Впредь такие отчаянные послания писатель будет отправлять вождю регулярно. 

Всего за коллективизацию поголовье лошадей в СССР ополовинится, коров и свиней — сократится на 40%, овец и коз — более чем на 60%. Не желая сдавать скотину в общественное стадо, крестьянин ее скорее зарежет. А где «крупный и мелкий рогатый» разрешат держать на личном подворье, там его не раз будут насильно забирать для выполнения колхозного плана мясозаготовок. По сравнению с нэпом примерно вдвое сокращается среднедушевое потребление мяса и масла, и повсеместное общедоступное снабжение ими останется с тех пор неразрешимой советской проблемой (см. в т. ч. «Всесоюзная карточная система», 1931; «Догнать и перегнать Америку», 1959; «Расстрел в Новочеркасске», 1962; «Дефицит колбасы», 1972; «Продовольственная программа», 1982). 

Классовая борьба с кулаком перерастает в 1931-м в гражданскую войну. Право высылки раскулаченных с 1 февраля предоставлено местным властям.
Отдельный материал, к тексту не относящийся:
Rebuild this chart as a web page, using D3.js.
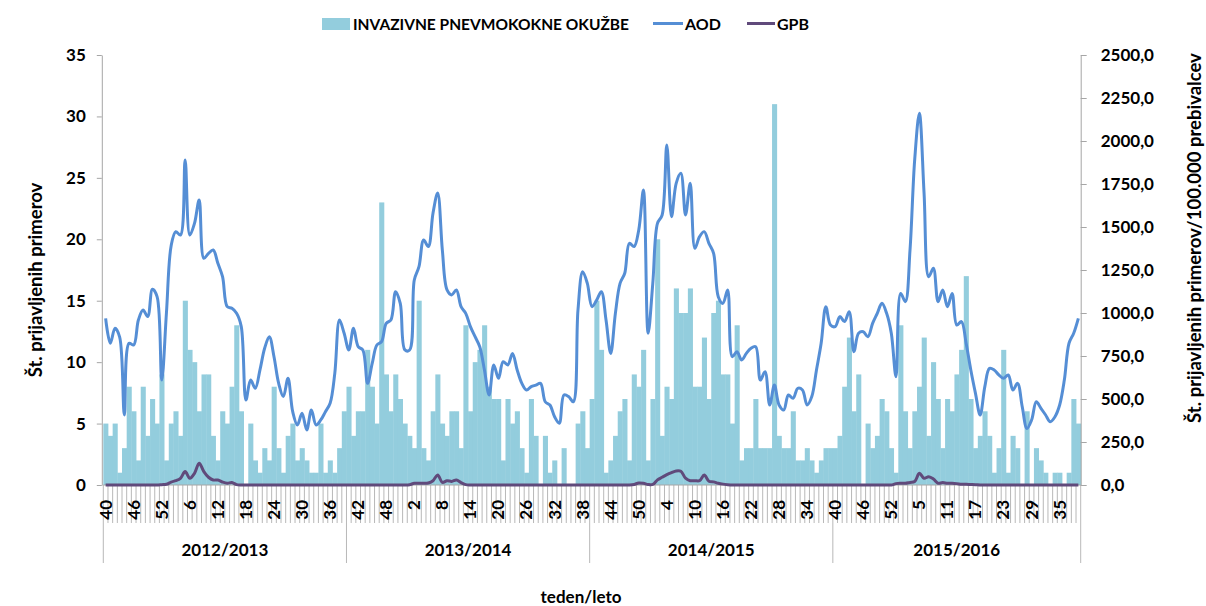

Репрессируют с перерывом на сев и до 11 сентября — чтобы потом, кто останется, урожай убирали. Земля и имущество ссыльных поступают в «неразделимый колхозный пай». 20 марта Политбюро в постановлении «О кулаках» поручает «устройство кулацких поселков тысяч на 200–300 семейств под управлением специально назначенных комендантов». Вчерашних хлеборобов России и Украины отправляют в самые непривычные для них условия, и за счет ссыльных население, например, севера Западной Сибири вырастает втрое. Считается, что на новых местах раскулаченных займут на тяжелых работах: в рудниках, на лесозаготовках, торфоразработках. Но «трудоустроить» их толком не могут — наказание важнее дела, условия жизни и вовсе нестерпимые. В Енисейск (Восточная Сибирь), по рассказам горожан, «наслали тысячи семейных крестьян, набили ими дома, дают 300 г хлеба взрослым и 200 детям, и больше ничего, даже кипятку не дают». Чаще селят в бараках или велят копать землянки. Смертность, особенно детей и стариков, ужасающая. ОГПУ винит в непорядках хозяйственные органы, и раскулаченных передают чекистам. По данным их ведомства, в 1930–1931 годах депортировано 2 млн членов кулацких семей, это впятеро больше народа, чем содержалось тогда во всех лагерях. На 1931-й приходится пик переселения в города — 4 млн человек: землекопов на ударные стройки принимают и без документов. Вообще же число беглых от коллективизации будут оценивать в 12 млн селян. 

Июньский пленум ЦК 1931 года подводит итог: «Завершена коллективизация в основных зерновых районах». Там ею «охвачено» 85% хозяйств, 90% земель, и колхозы растут дальше. Раз деревня — госсектор, она обязана выполнять любой госплан. Задания по хлебозаготовкам с неполного 1 млрд пудов в самом удачном 1930 году повышены до 1,5 млрд пудов. Однако в 1931-м и 1932-м соберут худшие урожаи последних лет. Потом вал несколько поднимут, расширяя посевы. Тем очевиднее колхозная неэффективность: при сотнях тысяч тракторов (см. 1933) и прочей техники, пришедшей на село, сбор зерна с гектара до войны так и не достигнет уровня 1913 года: в среднем 7,37 центнера против 8,6. В это время в бывшей провинции Российской империи — земледельчески неблагоприятной Финляндии урожайность вырастет почти вдвое — до 16,5 центнера. 

По оценке Шолохова, за 1931 год даже в его черноземном колхозе «Вешенский» выдали «полуголодную норму» — 8,5 пуда зерна на едока. И еще к весне пятую часть отберут на «обсеменение» – иначе сеять нечего. Это грозит деревне уже катастрофой (см. «Голодомор», 1933).